Quoted from sulli10:
The final purchasing price for the pin has to cover, BOM, design costs, testing, marketing, everyone’s salaries/benefits , insurance, taxes ,debt on buildings/ capital equipment, electricity, consumables, equipment maintenance, parts inventory, legal costs / licenses , Stern’s profit, the distributors profit and I am sure I am missing somethings. If the purchase price does not cover those costs/expectations, the manufacturing company goes out of business.

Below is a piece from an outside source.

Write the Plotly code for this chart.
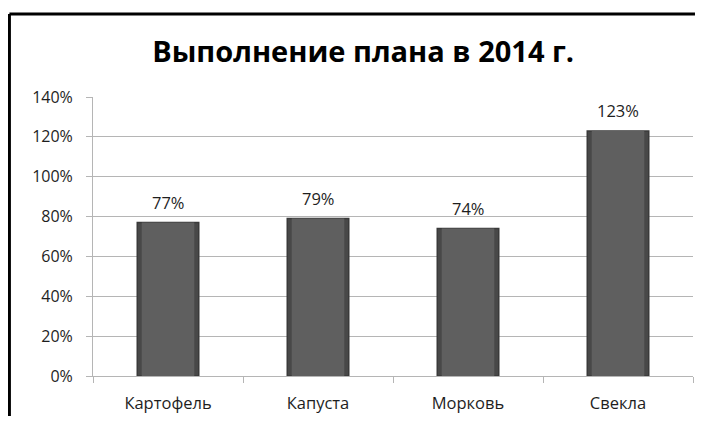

I think everyone understands that, but go look at stranger things pro. Where did all the money go? If they spent most of their budget trying to develop features that didn't work out, or say a feature like the uv kit where they ultimately decide it was so expensive that it had to be an add on, at some point you can't just say "we spent the usual amount of money on it, so you have to pay the usual amount of money for it." It's like asking customers to pay them anyways when their investments in new features don't work out. What if their next game was just a bare playfield and they said" we spent a lot of money on amazing features, but they turned out to be too expensive for our standard models, so you can buy them all as accessories"? I think you need to have a certain level of features in a game no matter what you spend trying to develop them. The uv kit was $200-$300 I think. If they had included it in stranger things pro, I still would have wondered why they cheaped out so much because it still would have seemed like a lackluster game, whatever they spent on it.